Snow Crash

Mar. 4th, 2008 01:46 pm
laura_seabrook: (Default)
[personal profile] laura_seabrook

I finally finished Snow Crash by Neal Stephenson this morning. I can remember seeing this in the discard bins for years, but never getting around to buying a copy for $2. I still haven't as it was a library copy.

The style of this book reminds me of Mick Farren in it's combination of high/low tech and streetwise anarchic savvy. Very neat depiction of a dystopia that hasn't quite happened yet. It also depicts the Metaverse (apparently the term is coined from this novel) with avatars. Although Stephenson may not have invented the term, he popularised its use.

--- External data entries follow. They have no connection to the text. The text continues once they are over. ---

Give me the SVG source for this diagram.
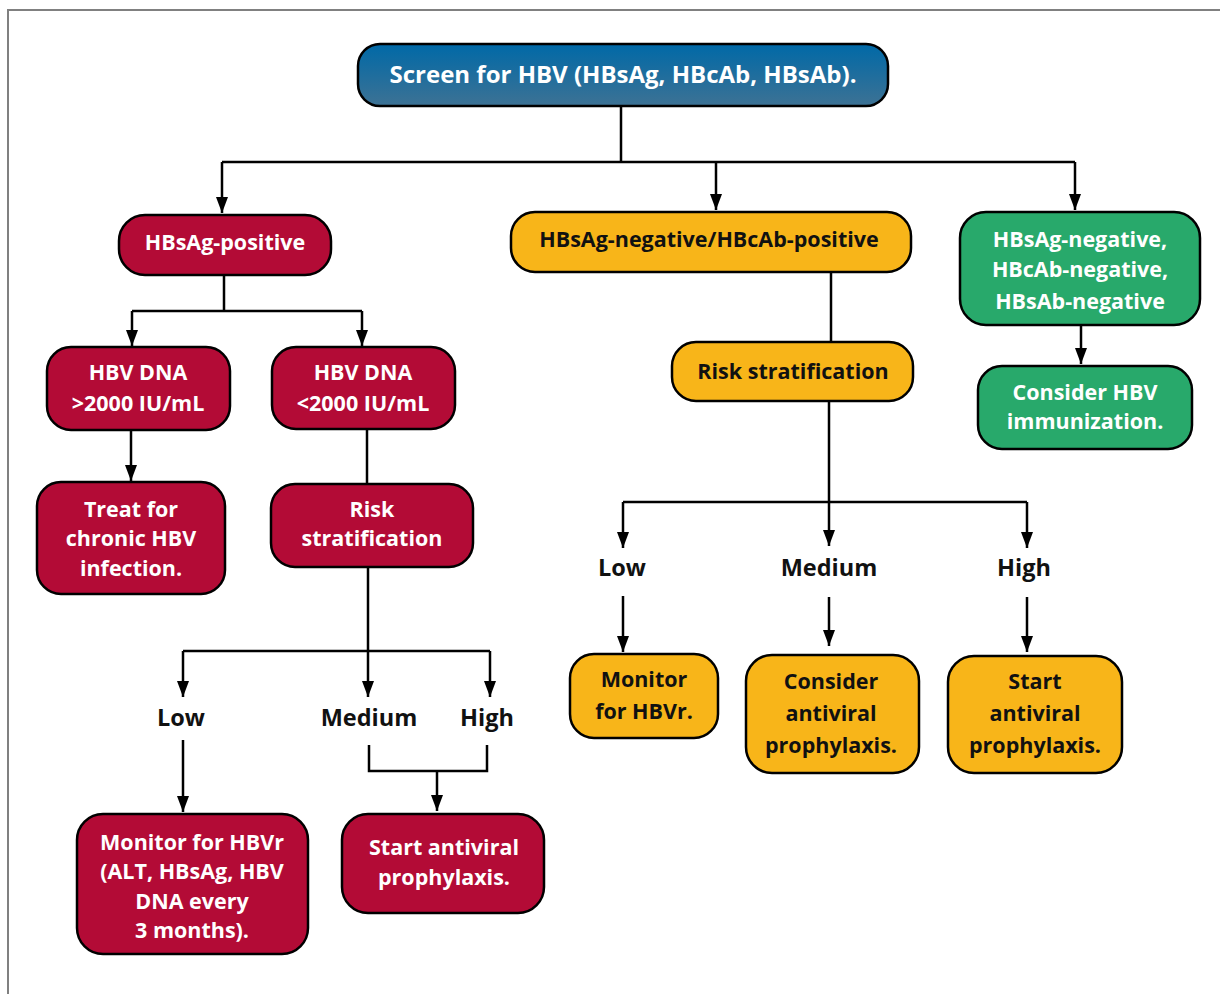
<svg xmlns="http://www.w3.org/2000/svg" width="1220" height="994" viewBox="0 0 1220 994">
<defs>
<linearGradient id="blueg" x1="0" y1="0" x2="0" y2="1">
<stop offset="0" stop-color="#0069A7"/>
<stop offset="1" stop-color="#3D7294"/>
</linearGradient>
<marker id="arr" viewBox="0 0 16 12" refX="16" refY="6" markerWidth="16" markerHeight="12" markerUnits="userSpaceOnUse" orient="auto">
<path d="M0,0 L16,6 L0,12 Z" fill="#000"/>
</marker>
</defs>
<style>
.box{stroke:#000;stroke-width:2.5}
.red{fill:#B30B36}
.yel{fill:#F8B519}
.grn{fill:#28A96B}
.wt{font-family:"Open Sans","Noto Sans",sans-serif;font-weight:700;font-size:21.5px;fill:#fff;text-anchor:middle}
.bt{font-family:"Open Sans","Noto Sans",sans-serif;font-weight:700;font-size:21.5px;fill:#111;text-anchor:middle}
.lb{font-family:"Open Sans","Noto Sans",sans-serif;font-weight:700;font-size:23.5px;fill:#111;text-anchor:middle}
.ln{fill:none;stroke:#000;stroke-width:2.5}
.ar{fill:none;stroke:#000;stroke-width:2.5;marker-end:url(#arr)}
</style>
<rect width="1220" height="994" fill="#fff"/>
<path d="M8,994 V10 H1220" fill="none" stroke="#808080" stroke-width="2"/>

<g id="connectors">
<path class="ln" d="M621,106 V162 M222,162 H1075"/>
<path class="ar" d="M222,162 V213"/>
<path class="ar" d="M716,162 V210"/>
<path class="ar" d="M1075,162 V210"/>
<path class="ln" d="M224,275 V311 M132,311 H362"/>
<path class="ar" d="M132,311 V346"/>
<path class="ar" d="M362,311 V346"/>
<path class="ar" d="M131,430 V481"/>
<path class="ln" d="M367,429 V484"/>
<path class="ln" d="M183,651 H490"/>
<path class="ar" d="M368,567 V697"/>
<path class="ar" d="M183,651 V697"/>
<path class="ar" d="M490,651 V697"/>
<path class="ar" d="M183,740 V812"/>
<path class="ln" d="M369,745 V771 H487 V745"/>
<path class="ar" d="M437,771 V811"/>
<path class="ln" d="M831,272 V342"/>
<path class="ln" d="M829,401 V502 M623,502 H1027"/>
<path class="ar" d="M623,502 V548"/>
<path class="ar" d="M829,502 V546"/>
<path class="ar" d="M1027,502 V548"/>
<path class="ar" d="M623,596 V652"/>
<path class="ar" d="M829,597 V646"/>
<path class="ar" d="M1027,597 V652"/>
<path class="ar" d="M1081,325 V364"/>
</g>

<g id="screen">
<rect class="box" x="358" y="44" width="530" height="62" rx="22" fill="url(#blueg)"/>
<text class="wt" x="623" y="83" style="font-size:24px">Screen for HBV (HBsAg, HBcAb, HBsAb).</text>
</g>
<g id="hbsag-pos">
<rect class="box red" x="119" y="215" width="212" height="60" rx="26"/>
<text class="wt" x="225" y="250">HBsAg-positive</text>
</g>
<g id="hbsag-neg-hbcab-pos">
<rect class="box yel" x="511" y="212" width="400" height="60" rx="24"/>
<text class="bt" x="709" y="247">HBsAg-negative/HBcAb-positive</text>
</g>
<g id="all-neg">
<rect class="box grn" x="960" y="212" width="240" height="113" rx="26"/>
<text class="wt" x="1080" y="247">HBsAg-negative,</text>
<text class="wt" x="1080" y="277">HBcAb-negative,</text>
<text class="wt" x="1080" y="309">HBsAb-negative</text>
</g>
<g id="immunize">
<rect class="box grn" x="978" y="366" width="214" height="83" rx="24"/>
<text class="wt" x="1085" y="400">Consider HBV</text>
<text class="wt" x="1085" y="429">immunization.</text>
</g>
<g id="dna-high">
<rect class="box red" x="47" y="347" width="183" height="83" rx="24"/>
<text class="wt" x="138" y="380">HBV DNA</text>
<text class="wt" x="138" y="411">&gt;2000 IU/mL</text>
</g>
<g id="dna-low">
<rect class="box red" x="272" y="347" width="183" height="82" rx="24"/>
<text class="wt" x="363" y="380">HBV DNA</text>
<text class="wt" x="363" y="411">&lt;2000 IU/mL</text>
</g>
<g id="treat">
<rect class="box red" x="37" y="482" width="188" height="112" rx="24"/>
<text class="wt" x="131" y="517">Treat for</text>
<text class="wt" x="131" y="546">chronic HBV</text>
<text class="wt" x="131" y="576">infection.</text>
</g>
<g id="risk-red">
<rect class="box red" x="271" y="484" width="202" height="83" rx="24"/>
<text class="wt" x="372" y="517">Risk</text>
<text class="wt" x="372" y="546">stratification</text>
</g>
<g id="risk-yel">
<rect class="box yel" x="672" y="342" width="241" height="59" rx="24"/>
<text class="bt" x="793" y="379">Risk stratification</text>
</g>
<g id="labels-left">
<text class="lb" x="181" y="726">Low</text>
<text class="lb" x="369" y="726">Medium</text>
<text class="lb" x="487" y="726">High</text>
</g>
<g id="labels-right">
<text class="lb" x="622" y="576">Low</text>
<text class="lb" x="829" y="576">Medium</text>
<text class="lb" x="1024" y="576">High</text>
</g>
<g id="monitor-red">
<rect class="box red" x="77" y="814" width="231" height="140" rx="26"/>
<text class="wt" x="192" y="850">Monitor for HBVr</text>
<text class="wt" x="192" y="879">(ALT, HBsAg, HBV</text>
<text class="wt" x="192" y="909">DNA every</text>
<text class="wt" x="192" y="938">3 months).</text>
</g>
<g id="start-red">
<rect class="box red" x="342" y="814" width="202" height="99" rx="26"/>
<text class="wt" x="444" y="855">Start antiviral</text>
<text class="wt" x="444" y="885">prophylaxis.</text>
</g>
<g id="monitor-yel">
<rect class="box yel" x="570" y="654" width="148" height="84" rx="24"/>
<text class="bt" x="644" y="687">Monitor</text>
<text class="bt" x="644" y="719">for HBVr.</text>
</g>
<g id="consider-yel">
<rect class="box yel" x="746" y="655" width="173" height="118" rx="26"/>
<text class="bt" x="831" y="689">Consider</text>
<text class="bt" x="831" y="721">antiviral</text>
<text class="bt" x="831" y="753">prophylaxis.</text>
</g>
<g id="start-yel">
<rect class="box yel" x="948" y="656" width="174" height="117" rx="26"/>
<text class="bt" x="1035" y="689">Start</text>
<text class="bt" x="1035" y="721">antiviral</text>
<text class="bt" x="1035" y="753">prophylaxis.</text>
</g>
</svg>
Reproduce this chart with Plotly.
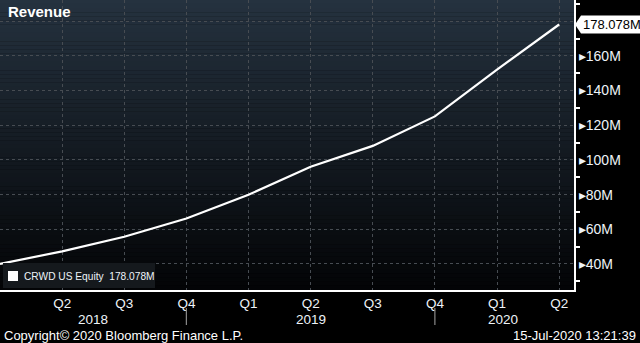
import plotly.graph_objects as go

# ---- data ----
quarters = ["Q1", "Q2", "Q3", "Q4", "Q1", "Q2", "Q3", "Q4", "Q1", "Q2"]
years = ["2018", "2018", "2018", "2018", "2019", "2019", "2019", "2019", "2020", "2020"]
revenue_m = [40.0, 47.3, 55.7, 66.2, 79.9, 96.1, 108.1, 125.1, 152.1, 178.078]
y_major = [40, 60, 80, 100, 120, 140, 160, 180]
y_minor = [30, 50, 70, 90, 110, 130, 150, 170, 190]
year_labels = ["2018", "2019", "2020"]
year_label_pos = [1.5, 5.0, 8.1]
year_separators = [3, 7]
series_name = "CRWD US Equity"
title = "Revenue"

W, H = 640, 343
L, R, T, B = 0, 66, 0, 53
PW, PH = W - L - R, H - T - B

xs = list(range(len(revenue_m)))
NARROW = "Liberation Sans Narrow, Arial Narrow, Liberation Sans, Arial, sans-serif"
REG = "Liberation Sans, Arial, sans-serif"
TXT = "#eef3f8"

fig = go.Figure()
fig.add_trace(go.Scatter(x=xs, y=revenue_m, mode="lines",
                         line=dict(color="white", width=2.2),
                         hoverinfo="skip", showlegend=False))

shapes = []
# vertical gradient background of plot area
n = 70
top = (37, 50, 63)
bot = (3, 4, 6)
for i in range(n):
    f = (i + 0.5) / n
    c = tuple(round(top[k] + (bot[k] - top[k]) * f) for k in range(3))
    shapes.append(dict(type="rect", xref="paper", yref="paper",
                       x0=0, x1=1, y0=1 - (i + 1) / n, y1=1 - i / n + 0.001,
                       fillcolor="rgb(%d,%d,%d)" % c, line=dict(width=0), layer="below"))

def px_x(p):
    return p / PW

def px_y(p):
    return 1 - p / PH

# year separators below axis
for s in year_separators:
    shapes.append(dict(type="line", xref="x", yref="paper", x0=s, x1=s,
                       y0=px_y(308), y1=px_y(325),
                       line=dict(color="#8a8a8a", width=1.2)))

# legend box
shapes.append(dict(type="rect", xref="paper", yref="paper",
                   x0=px_x(3), x1=px_x(155), y0=px_y(288), y1=px_y(263),
                   fillcolor="#15191d", line=dict(width=0), layer="above"))
shapes.append(dict(type="rect", xref="paper", yref="paper",
                   x0=px_x(8), x1=px_x(18), y0=px_y(281), y1=px_y(271),
                   fillcolor="white", line=dict(width=0), layer="above"))

# last value label (arrow box)
last = revenue_m[-1]
ppm = PH / (192.2 - 25.0)
hh = 9 / ppm
x_tip, x_b, x_r = px_x(575), px_x(581), px_x(641)
path = "M %f,%f L %f,%f L %f,%f L %f,%f L %f,%f Z" % (
    x_tip, last, x_b, last + hh, x_r, last + hh, x_r, last - hh, x_b, last - hh)
shapes.append(dict(type="path", xref="paper", yref="y", path=path,
                   fillcolor="white", line=dict(width=0), layer="above"))

annotations = [
    dict(text="<b>%s</b>" % title, xref="paper", yref="paper", x=px_x(6), y=px_y(12),
         xanchor="left", yanchor="middle", showarrow=False,
         font=dict(family=REG, size=15, color="white")),
    dict(text="%s\u00a0 %.3fM" % (series_name, last), xref="paper", yref="paper",
         x=px_x(22), y=px_y(276), xanchor="left", yanchor="middle", showarrow=False,
         font=dict(family=REG, size=10.2, color=TXT)),
    dict(text="%.3fM" % last, xref="paper", yref="y", x=px_x(581), y=last,
         xanchor="left", yanchor="middle", showarrow=False,
         font=dict(family=NARROW, size=13, color="black")),
    dict(text="Copyright\u00a9 2020 Bloomberg Finance L.P.", xref="paper", yref="paper",
         x=px_x(2), y=px_y(335), xanchor="left", yanchor="middle", showarrow=False,
         font=dict(family=REG, size=13, color="white")),
    dict(text="15-Jul-2020 13:21:39", xref="paper", yref="paper",
         x=px_x(638), y=px_y(335), xanchor="right", yanchor="middle", showarrow=False,
         font=dict(family=REG, size=13, color="white")),
]
for lab, pos in zip(year_labels, year_label_pos):
    annotations.append(dict(text=lab, xref="x", yref="paper", x=pos, y=px_y(319),
                            xanchor="center", yanchor="middle", showarrow=False,
                            font=dict(family=NARROW, size=13.5, color=TXT)))

ytext = ["\u25b8%dM" % v if v != 180 else "" for v in y_major]

fig.update_layout(
    width=W, height=H,
    margin=dict(l=L, r=R, t=T, b=B, pad=0),
    paper_bgcolor="black", plot_bgcolor="black",
    shapes=shapes, annotations=annotations,
    showlegend=False,
    xaxis=dict(range=[0, PW / 62.125], tickmode="array",
               tickvals=xs[1:], ticktext=quarters[1:],
               showgrid=True, gridcolor="#474c52", griddash="3px,3px", gridwidth=1,
               showline=True, linecolor="white", linewidth=2,
               ticks="", zeroline=False,
               tickfont=dict(family=NARROW, size=13.5, color=TXT)),
    yaxis=dict(range=[25.0, 192.2], side="right", tickmode="array",
               tickvals=y_major, ticktext=ytext,
               showgrid=True, gridcolor="#474c52", griddash="3px,3px", gridwidth=1,
               showline=True, linecolor="white", linewidth=2,
               ticks="", zeroline=False,
               minor=dict(tickmode="array", tickvals=y_minor, ticks="outside",
                          ticklen=4, tickcolor="white", tickwidth=1.5, showgrid=False),
               tickfont=dict(family=NARROW, size=14, color=TXT)),
)

fig.write_html("out.html")
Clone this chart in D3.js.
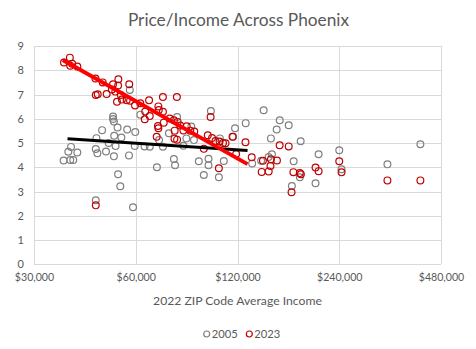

I found the description of the Metaverse interesting after having played Second Life. In the book the entire VR world takes place on a black sphere where everything is black until something is created there. There are subsystems (called daemons) at work that do automated tasks, but these (and almost everything else in the world) have been created by hackers.

Click to go to the Walrus page that features this artwork

There are nightclubs, businesses and homes in the metaverse. There's no flying or teleportation however, and avatars have either catch a monorail or have their own transport to travel any faster than walking (and also have to climb into and out of the metaverse to login/logout). Avatars become semitransparent in the main street to avoid traffic congestion but are solid otherwise, and can be "killed" in world, forcing the user a delay in logging back in.

The novel certainly paints a vivid description of both the metaverse and of a future America, balkanised by franchises and the disintegration of government. Somehow though, it ends flat when the current crisis is resolved. While it's tempting to want another chapter (what happens to Raven?) I can understand why it ends there.

Also, check out The Web Site of Aleph for some interesting essays about the book.

Date: 2008-03-04 11:25 am (UTC)
From: [identity profile] highlandish.livejournal.com
one of my favourite books, interesting to see someone else think that religion is a brain virus. technically it is.